4. Don’t approach Scripture with modern sensibilities, nor presume modern sensibilities are superior to Biblical sensibilities. This probably warrants its own post, but to put it briefly never assume God is unfair. He’s bigger, better and smarter than you. Being that God wrote the Bible, never EVER read into something that is said in Scripture saying, “Well, we know better today.” In reality, we don’t. God is the God of all of humanity and His Son is the only cure to what ails us, which is our proclivity to sin continually. When people get hung up on slavery, gender relations and even genocide in the Bible, we are emphasizing our ideas of fairness above what the Bible says is important, which is namely being obedient and faithful to God, and glorifying His name. Now, that is not to say any of those things I just named are not important, but we need to put a biblical emphasis on those things, not a modern day emphasis on the Bible.
5. Understand the nature of God that is presented in His revelation. I will get into more detail in a later post about this, but putting it very succinctly, God is all-powerful and totally sovereign. No one and nothing can resist His power, as the Scripture states, “And no one can ward off His hand or say to Him, ‘What have You done?’” (Dan 4:35) All things happen, including the salvation of some and damnation of others, ultimately by God’s sovereign decree. He does these things for His own name’s sake in which to glorify and magnify Himself (Psalm 23:3, Psalm 106:8, Isaiah 48:9, among others.) God puts it plainly: “For My own sake, for My own sake, I will act; For how can My name be profaned?

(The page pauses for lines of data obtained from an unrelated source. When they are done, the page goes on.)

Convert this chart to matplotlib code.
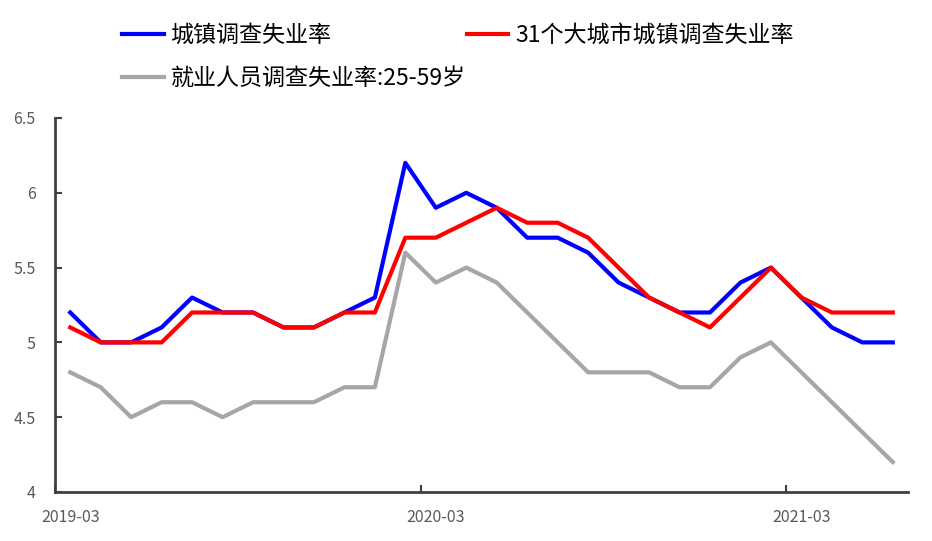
import matplotlib.pyplot as plt
import numpy as np

plt.rcParams['font.family'] = ['Noto Sans CJK SC', 'DejaVu Sans']

# monthly data, 2019-03 .. 2021-06
months = ['2019-03', '2019-04', '2019-05', '2019-06', '2019-07', '2019-08', '2019-09',
          '2019-10', '2019-11', '2019-12', '2020-01', '2020-02', '2020-03', '2020-04',
          '2020-05', '2020-06', '2020-07', '2020-08', '2020-09', '2020-10', '2020-11',
          '2020-12', '2021-01', '2021-02', '2021-03', '2021-04', '2021-05', '2021-06']
urban = [5.2, 5.0, 5.0, 5.1, 5.3, 5.2, 5.2, 5.1, 5.1, 5.2, 5.3, 6.2, 5.9, 6.0,
         5.9, 5.7, 5.7, 5.6, 5.4, 5.3, 5.2, 5.2, 5.4, 5.5, 5.3, 5.1, 5.0, 5.0]
city31 = [5.1, 5.0, 5.0, 5.0, 5.2, 5.2, 5.2, 5.1, 5.1, 5.2, 5.2, 5.7, 5.7, 5.8,
          5.9, 5.8, 5.8, 5.7, 5.5, 5.3, 5.2, 5.1, 5.3, 5.5, 5.3, 5.2, 5.2, 5.2]
age25_59 = [4.8, 4.7, 4.5, 4.6, 4.6, 4.5, 4.6, 4.6, 4.6, 4.7, 4.7, 5.6, 5.4, 5.5,
            5.4, 5.2, 5.0, 4.8, 4.8, 4.8, 4.7, 4.7, 4.9, 5.0, 4.8, 4.6, 4.4, 4.2]
label_months = ['2019-03', '2020-03', '2021-03']

fig = plt.figure(figsize=(9.32, 5.41), dpi=100)
ax = fig.add_axes([55 / 932, 49 / 541, 853 / 932, 374 / 541])

x = np.arange(len(months)) + 0.5
l1, = ax.plot(x, urban, color='#0000FF', lw=3, label='城镇调查失业率')
l2, = ax.plot(x, city31, color='#FF0000', lw=3, label='31个大城市城镇调查失业率')
l3, = ax.plot(x, age25_59, color='#A6A6A6', lw=3, label='就业人员调查失业率:25-59岁')

ax.set_xlim(0, len(months))
ax.set_ylim(4, 6.5)
ax.set_yticks([4, 4.5, 5, 5.5, 6, 6.5])
ax.set_yticklabels(['4', '4.5', '5', '5.5', '6', '6.5'])

# tick marks at month boundaries, labels centred on the month
idx = [months.index(m) for m in label_months]
ax.set_xticks(idx)
ax.set_xticklabels([])
ax.set_xticks([i + 0.5 for i in idx], minor=True)
ax.set_xticklabels(label_months, minor=True)
ax.tick_params(axis='x', which='minor', length=0, pad=12)
ax.tick_params(axis='both', which='major', direction='in', length=5, width=1.5,
               color='#404040')
ax.tick_params(axis='y', pad=14)
ax.tick_params(axis='both', which='both', labelsize=11.5, labelcolor='#595959')

for s in ['top', 'right']:
    ax.spines[s].set_visible(False)
for s in ['left', 'bottom']:
    ax.spines[s].set_color('#404040')
    ax.spines[s].set_linewidth(2)

fig.legend([l1, l3, l2], [l1.get_label(), l3.get_label(), l2.get_label()],
           ncol=2, loc='upper left', bbox_to_anchor=(122 / 932, 1 - 24 / 541),
           frameon=False, fontsize=16.6, handlelength=1.8, handletextpad=0.3,
           columnspacing=0.05, labelspacing=0.88, borderpad=0, borderaxespad=0)

fig.savefig('out.png', dpi=100)
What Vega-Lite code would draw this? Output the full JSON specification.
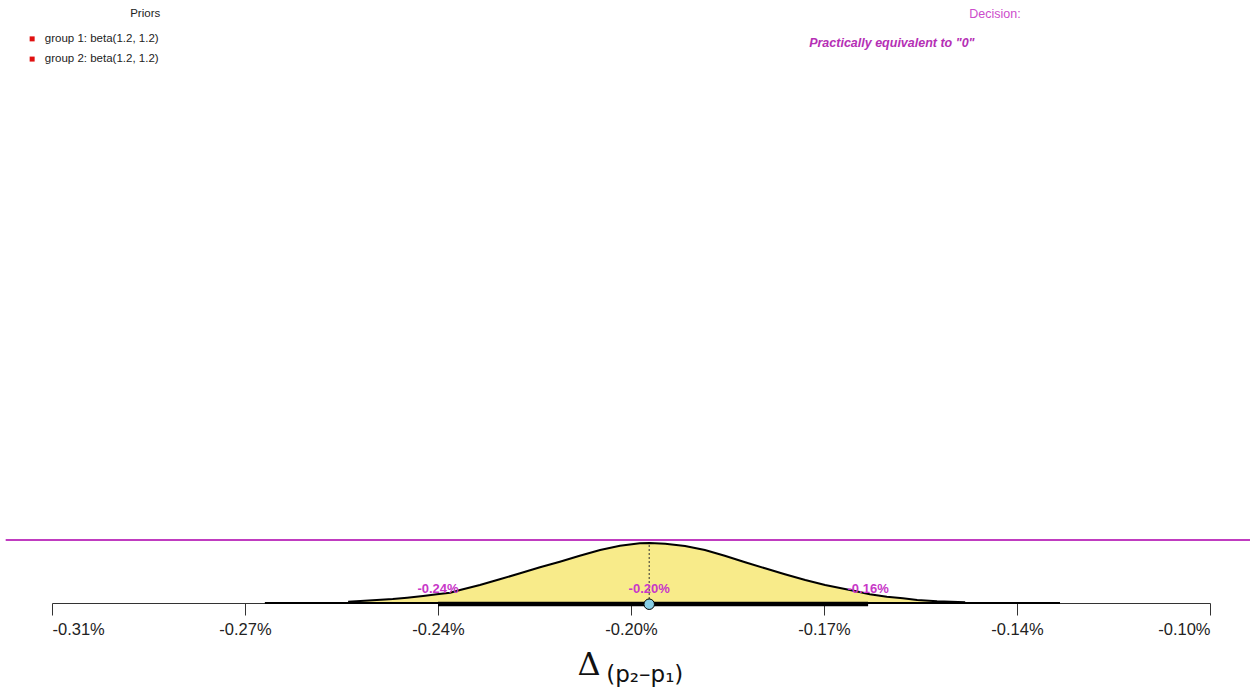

And My glory I will not give to another.” (Isaiah 48:11) If God is the greatest of all possible things, then the greatest end He works to achieve is His own. If He were to do any less, He would be setting His “divine mind” to things that are less than the greatest.
May God bless you this Sunday and prepare your heart to grow closer to Him and do His will.
– I do agree to read the bible as simply as possible. The more you read and the longer you learn the more context you gain. A book never reads the same twice in the bible, if it did that means you’re being stubborn.
– It’s best to read without an agenda, at least not clinging onto a denomination helps me avoid preconceived notions.
– Which brings me to what was discussed, we can’t update the bible with our so called modern world knowledge. Not that mixed fabric being bad and using blend now is our boldness turning away from God. If your faith is strengthened by 100% cotton, wear 100% cotton. However mixed fabric has no motifs or theological bearings in the bible. I just think about how the law is written in our hearts, or simply putlr natural guilty conscience. A 60/40 shirt doesn’t give anyone an ounce of guilt while gossiping would. The modern world tries to nullify our guilt, telling us bad things are good.